Jawa timur adalah provinsi dengan penduduk terpadat kedua setelah Jawa Barat dengan jumlah 40.665.696 jiwa. Dan Surabaya adalah ibukota provinsinya yang menjadi kota dengan mobilitas tertinggi nomor dua di Indonesia. Sebagai kota dengan mobilitas yang tinggi Surabaya sangatlah berdampak pada penyebaran COVID-19.

 Kalau membicarakan apakah berdampak pada semua kalangan?. Jawabannya “tidak”. Karena, saat kita membahas hiburan dunia malam dan yang berkecimpung di dalamnya, mereka menjawabnya dengan santai tanpa takut terpapar oleh COVID – 19. Maksud dunia malam disini seperti, LC(Ladies Companion), DJ(Disc Jockey), PSK(Pekerja Seks Komersial)  dan pekerjaan lain yang konotasinya negatif tapi, dalam artian itu untuk mencukupi kebutuhannya tanpa meminta-minta.

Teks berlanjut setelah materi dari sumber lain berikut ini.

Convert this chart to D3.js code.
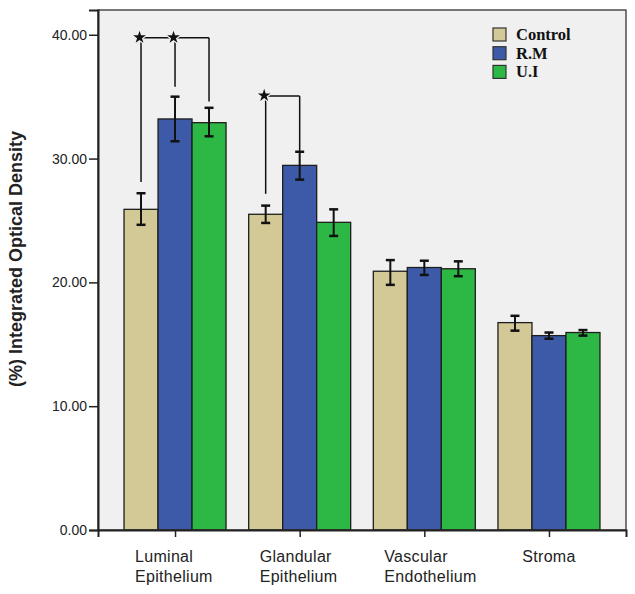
<!DOCTYPE html>
<html>
<head>
<meta charset="utf-8">
<script src="https://cdn.jsdelivr.net/npm/d3@7"></script>
<style>
  html, body { margin: 0; padding: 0; background: #ffffff; }
  svg { display: block; }
</style>
</head>
<body>
<svg id="chart" width="635" height="594"></svg>
<script>
// ---------------- data ----------------
const categories = ["Luminal Epithelium", "Glandular Epithelium", "Vascular Endothelium", "Stroma"];
const seriesNames = ["Control", "R.M", "U.I"];
const controlMean = [25.9, 25.5, 20.9, 16.75];
const controlLow  = [24.65, 24.8, 19.8, 16.1];
const controlHigh = [27.2, 26.2, 21.8, 17.3];
const rmMean = [33.2, 29.45, 21.2, 15.7];
const rmLow  = [31.4, 28.3, 20.6, 15.45];
const rmHigh = [35.0, 30.55, 21.75, 15.95];
const uiMean = [32.9, 24.85, 21.1, 15.95];
const uiLow  = [31.8, 23.75, 20.5, 15.7];
const uiHigh = [34.1, 25.9, 21.7, 16.15];
const yTicks = [0, 10, 20, 30, 40];
const yLabel = "(%) Integrated Optical Density";
// significance brackets
const sigGroups = ["Luminal Epithelium", "Glandular Epithelium"];
const sigLevels = [39.75, 35.05];
const sigDrops = [
  [["Control", 28.1], ["R.M", 35.8], ["U.I", 34.6]],
  [["Control", 27.15], ["R.M", 30.6]]
];
const sigStars = [["Control", "R.M"], ["Control"]];

// ---------------- layout ----------------
const colors = { "Control": "#d3c996", "R.M": "#3d5aa8", "U.I": "#2db845" };
const plot = { left: 98, right: 626, top: 10, bottom: 530 };
const svg = d3.select("#chart");

const x = d3.scalePoint().domain(categories).range([plot.left, plot.right]).padding(0.618);
const xs = d3.scaleBand().domain(seriesNames).range([-51, 51]);
const y = d3.scaleLinear().domain([0, 42]).range([plot.bottom, plot.top]);

const rows = categories.map((c, i) => ({
  cat: c,
  vals: [
    { s: "Control", m: controlMean[i], lo: controlLow[i], hi: controlHigh[i] },
    { s: "R.M", m: rmMean[i], lo: rmLow[i], hi: rmHigh[i] },
    { s: "U.I", m: uiMean[i], lo: uiLow[i], hi: uiHigh[i] }
  ]
}));

// plot background
svg.append("rect")
  .attr("x", plot.left).attr("y", plot.top)
  .attr("width", plot.right - plot.left).attr("height", plot.bottom - plot.top)
  .attr("fill", "#f0f0f0");

// bars
const g = svg.append("g");
const grp = g.selectAll("g.grp").data(rows).join("g")
  .attr("class", "grp")
  .attr("transform", d => `translate(${x(d.cat)},0)`);

grp.selectAll("rect").data(d => d.vals).join("rect")
  .attr("x", d => xs(d.s))
  .attr("width", xs.bandwidth())
  .attr("y", d => y(d.m))
  .attr("height", d => y(0) - y(d.m))
  .attr("fill", d => colors[d.s])
  .attr("stroke", "#1e1e1e")
  .attr("stroke-width", 1.3);

// error bars
const eb = grp.selectAll("g.eb").data(d => d.vals).join("g").attr("class", "eb")
  .attr("transform", d => `translate(${xs(d.s) + xs.bandwidth() / 2},0)`);
eb.append("line").attr("x1", 0).attr("x2", 0)
  .attr("y1", d => y(d.lo)).attr("y2", d => y(d.hi))
  .attr("stroke", "#111").attr("stroke-width", 2);
eb.append("line").attr("x1", -4.5).attr("x2", 4.5)
  .attr("y1", d => y(d.lo)).attr("y2", d => y(d.lo))
  .attr("stroke", "#111").attr("stroke-width", 2.5);
eb.append("line").attr("x1", -4.5).attr("x2", 4.5)
  .attr("y1", d => y(d.hi)).attr("y2", d => y(d.hi))
  .attr("stroke", "#111").attr("stroke-width", 2.5);

// significance brackets
const sig = svg.append("g");
sigGroups.forEach((cat, i) => {
  const level = sigLevels[i];
  const drops = sigDrops[i];
  const px = s => x(cat) + xs(s) + xs.bandwidth() / 2;
  sig.append("line")
    .attr("x1", px(drops[0][0])).attr("x2", px(drops[drops.length - 1][0]))
    .attr("y1", y(level)).attr("y2", y(level))
    .attr("stroke", "#111").attr("stroke-width", 1.5);
  sig.selectAll(null).data(drops).enter().append("line")
    .attr("x1", d => px(d[0])).attr("x2", d => px(d[0]))
    .attr("y1", y(level)).attr("y2", d => y(d[1]))
    .attr("stroke", "#111").attr("stroke-width", 1.5);
  sig.selectAll(null).data(sigStars[i]).enter().append("path")
    .attr("d", d3.symbol(d3.symbolStar).size(50))
    .attr("transform", d => `translate(${px(d) - 1.5},${y(level) - 0.5})`)
    .attr("fill", "#111")
    .attr("stroke", "#f0f0f0").attr("stroke-width", 2.5)
    .attr("paint-order", "stroke");
});

// frame
svg.append("rect")
  .attr("x", plot.left).attr("y", plot.top)
  .attr("width", plot.right - plot.left).attr("height", plot.bottom - plot.top)
  .attr("fill", "none").attr("stroke", "#333").attr("stroke-width", 1.3);

// y axis
const yAxis = svg.append("g")
  .attr("transform", `translate(${plot.left},0)`)
  .call(d3.axisLeft(y).tickValues(yTicks).tickFormat(d3.format(".2f")).tickSize(9).tickPadding(2));
yAxis.select(".domain").attr("stroke", "#222").attr("stroke-width", 2);
yAxis.selectAll(".tick line").attr("stroke", "#222").attr("stroke-width", 1.5);
yAxis.selectAll(".tick text")
  .attr("font-family", "Liberation Sans, Arial, sans-serif")
  .attr("font-size", 14).attr("fill", "#222");

// x axis
const xAxis = svg.append("g")
  .attr("transform", `translate(0,${plot.bottom})`)
  .call(d3.axisBottom(x).tickSize(7).tickFormat(""));
xAxis.select(".domain").attr("stroke", "#222").attr("stroke-width", 2);
xAxis.selectAll(".tick line").attr("stroke", "#222").attr("stroke-width", 1.5);

// x labels
const xl = svg.append("g")
  .attr("font-family", "Liberation Sans, Arial, sans-serif")
  .attr("font-size", 16).attr("letter-spacing", 0.3).attr("fill", "#222");
categories.forEach(c => {
  const lines = c.split(" ");
  const multi = lines.length > 1;
  const t = xl.append("text")
    .attr("text-anchor", multi ? "start" : "middle")
    .attr("x", multi ? x(c) - 40 : x(c))
    .attr("y", 562);
  lines.forEach((ln, j) => {
    t.append("tspan")
      .attr("x", multi ? x(c) - 40 : x(c))
      .attr("dy", j === 0 ? 0 : 19.5)
      .text(ln);
  });
});

// y title
svg.append("text")
  .attr("transform", `translate(22,259) rotate(-90)`)
  .attr("text-anchor", "middle")
  .attr("font-family", "Liberation Sans, Arial, sans-serif")
  .attr("font-weight", "bold")
  .attr("font-size", 18)
  .attr("fill", "#222")
  .text(yLabel);

// legend
const lg = svg.append("g").attr("transform", "translate(493,28)");
const li = lg.selectAll("g").data(seriesNames).join("g")
  .attr("transform", (d, i) => `translate(0,${i * 18.7})`);
li.append("rect").attr("width", 13).attr("height", 13)
  .attr("fill", d => colors[d]).attr("stroke", "#333").attr("stroke-width", 1.2);
li.append("text")
  .attr("x", 23).attr("y", 12)
  .attr("font-family", "Liberation Serif, 'Times New Roman', serif")
  .attr("font-weight", "bold").attr("font-size", 16.5).attr("fill", "#111")
  .text(d => d);
</script>
</body>
</html>
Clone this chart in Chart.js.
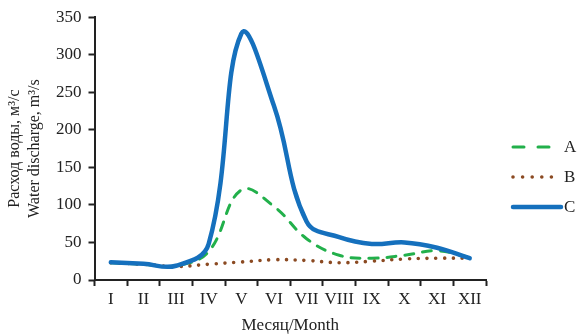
<!DOCTYPE html>
<html>
<head>
<meta charset="utf-8">
<script src="https://cdn.jsdelivr.net/npm/chart.js@4"></script>
<style>
  html, body { margin: 0; padding: 0; background: #fff; }
  #wrap { width: 578px; height: 336px; }
</style>
</head>
<body>
<div id="wrap"><canvas id="flowChart"></canvas></div>
<script>
// --- Datos ---
const months = ['I', 'II', 'III', 'IV', 'V', 'VI', 'VII', 'VIII', 'IX', 'X', 'XI', 'XII'];
const seriesA = [23, 21, 19, 38, 120, 98, 55, 33, 29, 33, 39, 30];
const seriesB = [23, 21, 18, 21, 24, 27, 26, 23, 25, 28, 29, 29];
const seriesC = [23.5, 21.5, 19, 48, 328, 232, 78, 57, 48, 50, 43, 29];
const yTicks = [0, 50, 100, 150, 200, 250, 300, 350];

const serif = "'Liberation Serif', 'DejaVu Serif', serif";

// leyenda dibujada a mano (muestras de línea)
const lineLegend = {
    id: 'lineLegend',
    afterDraw(chart) {
        const ctx = chart.ctx;
        const x0 = 513, x1 = 561;
        const rows = [147, 177, 207];
        ctx.save();
        chart.data.datasets.forEach((ds, i) => {
            const y = rows[i];
            ctx.beginPath();
            ctx.strokeStyle = ds.borderColor;
            ctx.lineWidth = ds.borderWidth;
            ctx.lineCap = ds.borderCapStyle || 'butt';
            ctx.setLineDash(ds.legendDash || []);
            ctx.moveTo(x0, y);
            ctx.lineTo(ds.legendEnd || x1, y);
            ctx.stroke();
            ctx.setLineDash([]);
            ctx.fillStyle = '#222';
            ctx.font = '17px ' + serif;
            ctx.textBaseline = 'middle';
            ctx.fillText(ds.label, x1 + 3, y + 1);
        });
        ctx.restore();
    }
};

const ctx = document.getElementById('flowChart').getContext('2d');
new Chart(ctx, {
    type: 'line',
    data: {
        labels: months,
        datasets: [
            {
                label: 'A',
                data: seriesA,
                borderColor: '#22b04b',
                borderWidth: 3,
                borderDash: [9, 9],
                legendDash: [11, 14],
                legendEnd: 551,
                borderCapStyle: 'round',
                tension: 0.4,
                pointRadius: 0,
                order: 2
            },
            {
                label: 'B',
                data: seriesB,
                borderColor: '#8b4a22',
                borderWidth: 3.6,
                borderDash: [0, 8.8],
                legendDash: [0, 9.6],
                borderCapStyle: 'round',
                tension: 0.4,
                pointRadius: 0,
                order: 1
            },
            {
                label: 'C',
                data: seriesC,
                borderColor: '#1570bd',
                borderWidth: 4.5,
                borderCapStyle: 'round',
                tension: 0.4,
                pointRadius: 0,
                order: 0
            }
        ]
    },
    options: {
        responsive: true,
        maintainAspectRatio: false,
        animation: false,
        layout: { padding: { left: 5, right: 92, top: 10, bottom: 0 } },
        plugins: {
            legend: { display: false },
            tooltip: { enabled: false }
        },
        scales: {
            x: {
                offset: true,
                afterFit(scale) { scale.height = 56; },
                grid: {
                    offset: true,
                    drawOnChartArea: false,
                    drawTicks: true,
                    tickLength: 6,
                    tickWidth: 2,
                    tickColor: '#222'
                },
                border: { color: '#222', width: 2 },
                ticks: {
                    color: '#222',
                    font: { family: serif, size: 17 },
                    padding: 3,
                    maxRotation: 0,
                    autoSkip: false
                },
                title: {
                    display: true,
                    text: 'Месяц/Month',
                    color: '#222',
                    font: { family: serif, size: 17 },
                    padding: { top: 0, bottom: 0 }
                }
            },
            y: {
                min: 0,
                max: 350,
                afterBuildTicks(axis) {
                    axis.ticks = yTicks.map(v => ({ value: v }));
                },
                grid: {
                    drawOnChartArea: false,
                    drawTicks: true,
                    tickLength: 6,
                    tickWidth: 2,
                    tickColor: '#222'
                },
                border: { color: '#222', width: 2 },
                ticks: {
                    color: '#222',
                    font: { family: serif, size: 17 },
                    padding: 7
                },
                title: {
                    display: true,
                    text: ['Расход воды, м³/с', 'Water discharge, m³/s'],
                    color: '#222',
                    font: { family: serif, size: 16, lineHeight: 1.25 },
                    padding: { top: 0, bottom: 4 }
                }
            }
        }
    },
    plugins: [lineLegend]
});
</script>
</body>
</html>
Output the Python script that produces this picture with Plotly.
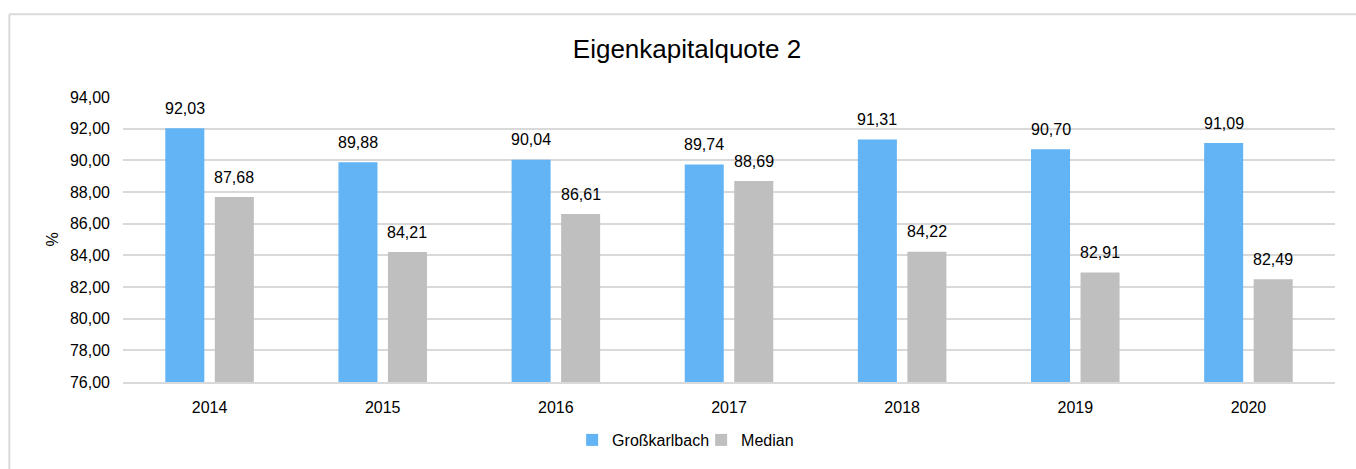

Ya , kebutuhan yang membuat mereka menghiraukan nama besar virus yang dibicarakan setahun belakangan ini. Berbagai cara dilakukan demi bisa menghidupi dirinya sendiri maupun keluarganya. Yang katanya tempat tersebut ditutup tapi, mereka tidak berpikir pendek dan memutar otak secara lebih.

Mereka para pekerja malam dituntut untuk bisa memenuhi kebutuhannya. Yang katanya dunia itu kotor, untuk mereka dunia itu halal dan tidak ada pilihan lagi bukan soal kepepet yang membuat mereka terjun. Ada beberapa alasan dan yang paling utama adalah tidak punyanya skill untuk bekerja di bidang lainnya. Tak hanya pekerjaan seperti LC,DJ dan PSK saja. Mereka yang melayani dengan cara HS (having sex) juga tak menyerah dengan menjajakan diri mereka via online. Ada beberapa aplikasi yang digunakan untuk mereka jadikan tempat menggaet konsumen seperti, mi chat, line, bahkan media social twitter sebagai ajang promosi yang lumayan menjanjikan dan bisa memberikan bukti realnya. 

Surabaya memang penuh cerita soal hiburan dunia malamnya, beberapa tempat diandalkan untuk mengais suka dan cita. Penthouse’s International Business Club, X1 Executive Club, Foreplay Club dan masih banyak klub lainnya. Tak hanya club atau diskotik besar yang disasar tapi, juga bangunan ruko digunakan sebagai tempat untuk mengelabui petugas yang selalu membuat mereka gusar. 

Memang ada yang mahal dalam promosinya tapi bagaimana yang hanya berpatok ratusan ribu harganya?. Sama-sama susah dan sulit meskipun bermodalkan kemolekan saja tak cukup. Siapa yang mereka andalkan untuk mendapatkan job itu?. Ya , jelasnya seorang Mucikarilah  dengan beberapa potongan sebagai upah si Mucikari. Bagi hasil sebutnya..

Tapi, ada mereka yang punya pelanggan masing-masing yang selalu setia. “Apa yang mereka beri sehingga setia menjadi pelanggannya?” saya pun sebagai penulis sampai bertanya-tanya. pikiran saya sampai tak karuan. “kemolekan tubuhnya, servicenya, atau ada hal lain yang tak pernah sekalipun menghampiri pikiran saya, hmm .. mungkin karena, alasan lain dengan masalah yang mereka miliki .

Saat menulis ini pun saya berpikir. COVID-19 sama sekali tak berdampak untuk para pekerja malam itu tapi, hanya berdampak pada tempat mereka saja. Makanya saya bilang “mereka selalu memutar otak untuk bisa bertahan di dunia yang dipilihnya”.

Negatif? Buat saya pekerjaan mereka tidak negative karena, menuruti kebutuhan dan ada jasa yang mereka jual. Tapi, apakah ada jalan keluar lain yang pas untuk mereka. Jawabannya, ”ADA”. Dengan cara pemerintah memberikan pelatihan skill baik di Balai Latihan Kerja maupun memberikan kucuran dana untuk usaha. Pemerintah tidak bergerak dengan cara pelatihan dan pemberian dana hasilnya akan sama saja. Mereka akan terjebak di dunianya yang hanya kan dipandang orang secara umum itu jelek selamanya. Membicarakan penertiban yang sering terjadi dan merazia mereka itu bukan jalan keluar tapi, hanya akan membuat mereka semakin percaya diri untuk menjalankan hal tersebut.